The Quiet Interior: Villages of Stone and Shade
To find the stillness of Zakynthos, you must turn your back on the sea and head inland. The interior of the island is a tapestry of pine forests, olive groves and vineyards that have been cultivated for generations. The mountain villages, Volimes, Keri and Anafonitria, operate on a different clock. Here, life stays close to the ground. Resin and wild thyme scent the air. Stone houses sit close to one another, with sun on their walls and shade in between. The narrow passages stay cool and still. Old men sit in the village squares with small cups of coffee, speaking softly in the local way. Time does not feel counted here. It passes through words, pauses and conversations that have been shared for many years. This is the agricultural heart of the island, where olive oil and wine come from. Up in the hills, the memory of the earthquake feels farther away, softened by the regular work of the harvest. The landscape is green and alive, a clear contrast to the rocky islands around it.
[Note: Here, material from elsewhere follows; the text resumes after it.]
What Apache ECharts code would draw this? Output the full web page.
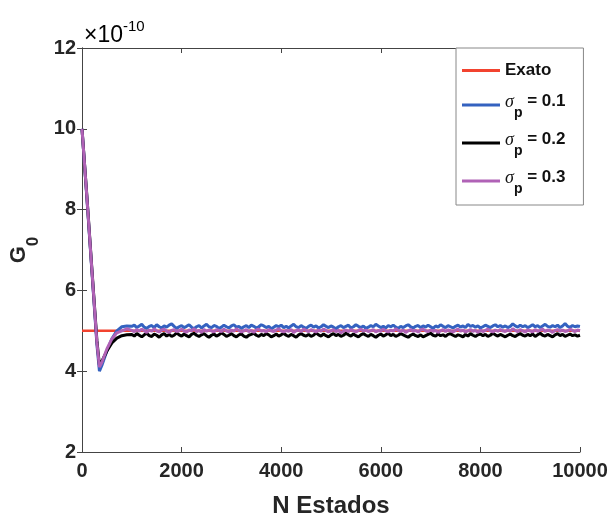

A Table Spread with Honesty
The food of Zakynthos is a direct reflection of its landscape and history. It is "cucina povera", peasant cooking, elevated by the quality of the ingredients. The soil here is rich and the rain is plentiful enough to keep the island green, resulting in produce that bursts with flavour. Meals are built around ladotyri, a hard, spicy cheese preserved in olive oil and the abundant local oil itself. Dishes like sofrito (meat in garlic and vinegar sauce) betray the Venetian influence, while rabbit stew and rooster in red sauce speak to the island’s agrarian roots. Eating here is a slow, communal act. In the family-run tavernas tucked away in the hills or overlooking the sea, food is served with a lack of pretence. It arrives when it is ready. Wine is poured from carafes, not expensive bottles. The food sustains you, grounding you in the reality of the place.
Zakynthos draws you in with light and colour
The water glows, the cliffs stand tall and everything feels effortless. But if you linger, the surface beauty eases and the island reveals a more honest, lasting presence beneath it. You see the resilience of a town built on rubble. You feel the precarious balance of the ecosystem in the south. You sense the looming power of the cliffs in the west. You realise that the brightness is not shallow; it is a counterweight to the heaviness of history and the vastness of the sea. Zakynthos shows us that beauty can endure, that culture can thrive even when the physical world crumbles and that within the most dazzling light, there's always more to discover if you're willing to search. It's a place of welcoming gestures and hidden depths, a place that begs not just for a snapshot but for comprehension.